Spain – Resignation of a company director (is not so easy)

Also available in Español
Time to read: 4 min

What a director of a company in Spain must do to resign? Is it enough to send a communication to the company stating his resignation? Or does he have to call a Shareholder’s Meeting to appoint a substitute? Or does he even have to do something else?

A recent Supreme Court ruling dated July 12, 2022 (STS 561/2022) has resolved an interesting case related to the resignation of a sole director of an LLC, confirming that resigning is not as simple as it may seem.

The SC, indeed, established that a sole director, to resign, must not only prove that he validly called a Shareholders’ Meeting for the appointment of a substitute, but he must also prove that he did everything necessary during the interim period (i.e.: the time between the resignation and the holding of the Meeting) to meet the needs of management and representation of the company and to avoid damages. Even, and this is the case discussed in the STS, requiring the presence of a notary at the Meeting, if so required by shareholders representing at least 5% of the share capital.

The case recently ruled by the SC involved a company with two shareholders: the majority partner with 75% of the capital, and the minority partner (and sole administrator) with 25%. The sole administrator resigned and called a Shareholder’s Meeting to appoint a substitute. The majority shareholder required the presence of a Notary at the Meeting; but the resigning director refused, stating that – following his resignation – he had no obligation regarding the Meeting.

On the day of the Meeting, the majority shareholder was present, but neither the resigning administrator nor the Notary were, therefore the Shareholder’s Meeting was not held.

The administrator filed the deed of resignation with the Commercial Registry and the majority shareholder – at the same time – filed a document denouncing that the resigning administrator had not requested the presence of a Notary at the Meeting, despite having been requested to do so.

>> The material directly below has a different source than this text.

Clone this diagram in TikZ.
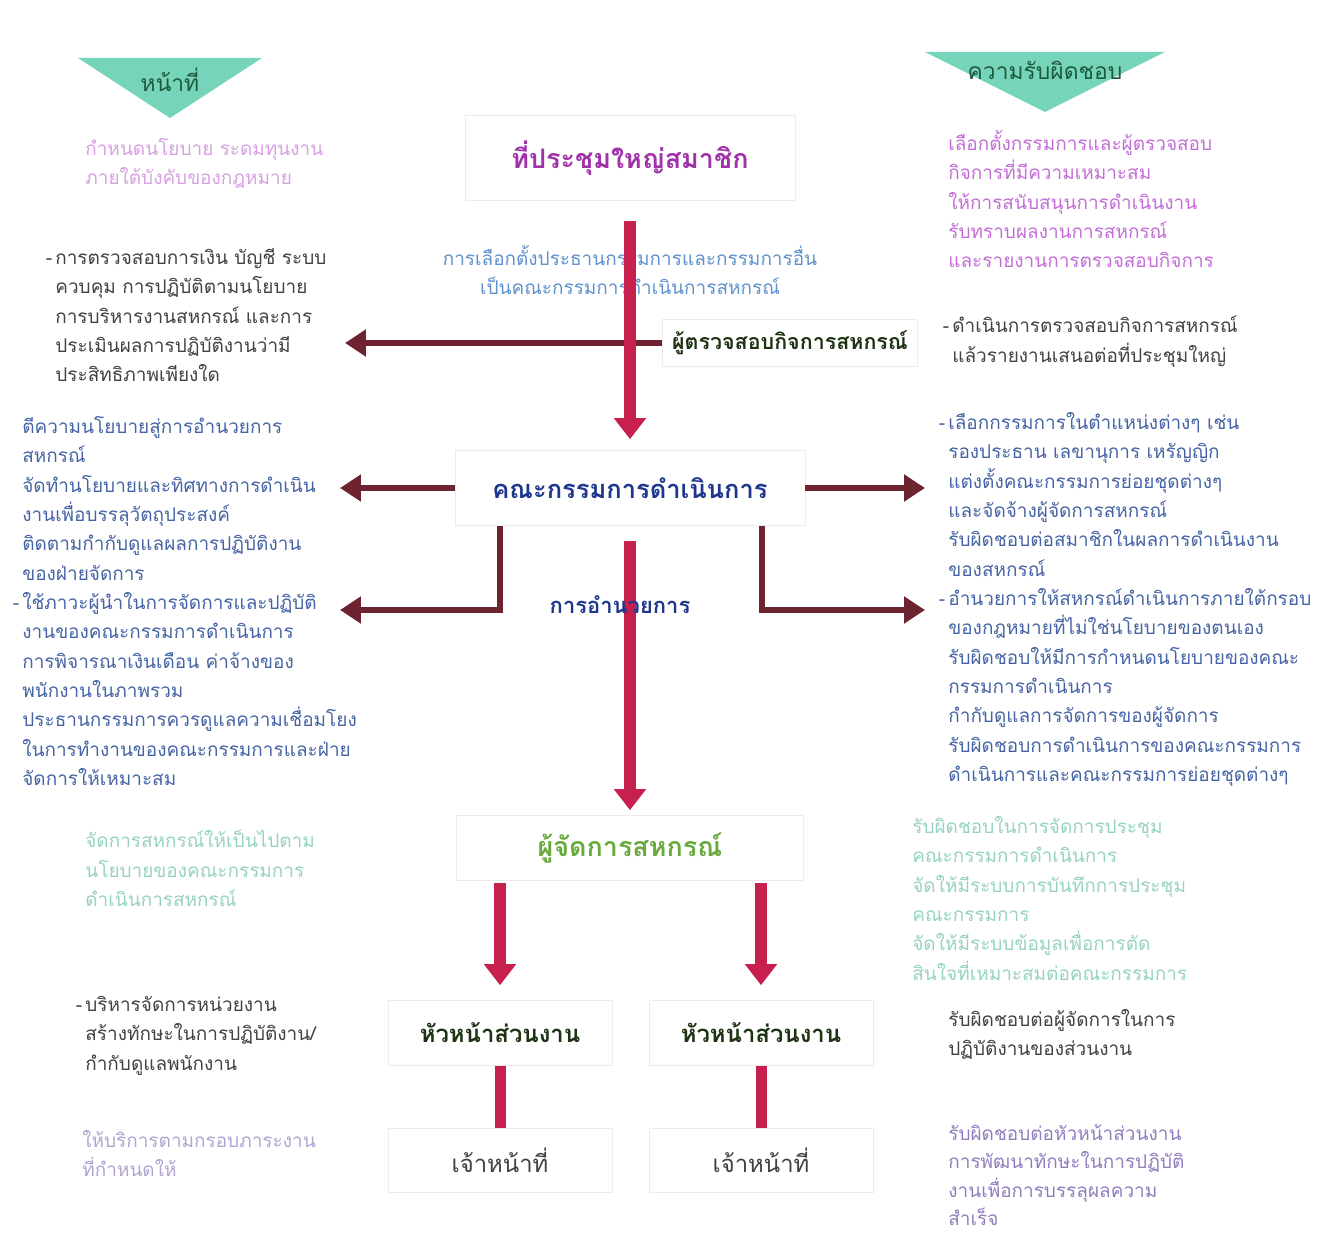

Thereafter, several resolutions with very different contents were issued. The Commercial Registrar suspended the registration of the resignation, but the “Dirección General del Notariado y de los Registros” (General Directorate of Notaries and Registries) decided that the resignation should be registered. The Commercial Court of Barcelona confirmed this last decision, and so did the Provincial Court. But the Supreme Court finally gave reason to the Mercantile Registrar.

The rulings in favor of the registration of the resignation argued, firstly, that the outgoing administrator exhausted his responsibilities by convening the Shareholder’s Meeting; and secondly, that the Registrar must examine only if a document may be entered in the register, without considering the “extra-registry reality”, such as the document presented by the majority shareholder complaining about the administrator’s actions.

The Supreme Court disagreed, stating that the absence of a Notary, validly requested by the majority shareholder, rendered ineffective all the resolutions of the Shareholder’s Meeting. Based on this, the Supreme Court considered it “logical” that in such a case the administrator should not only call the Shareholder’s Meeting but also require the presence of a Notary, in order to grant the validity of the resolutions of the Shareholder’s Meeting. With respect to the second controversial issue, the Supreme Court ruled that the Registrar, although exceptionally, can take into account certain circumstances or facts of which he has “registry evidence”, even if they do not appear by virtue of documents presented for their inscription, as long as they are related to the “inscribable” document.

In short, this interesting case shows that resigning as an administrator is not an easy activity. In general, although there is no specific provision on the subject in the Spanish system, the resigning administrator must not only call a Shareholder’s Meeting, but also remain administrator on an interim basis and attend to his obligations until the Shareholder’s Meeting is held; then, if the Shareholder’s Meeting is not held due to the non-attendance of the shareholders or if the shareholders do not appoint a substitute administrator, nothing more is required from the resigning administrator.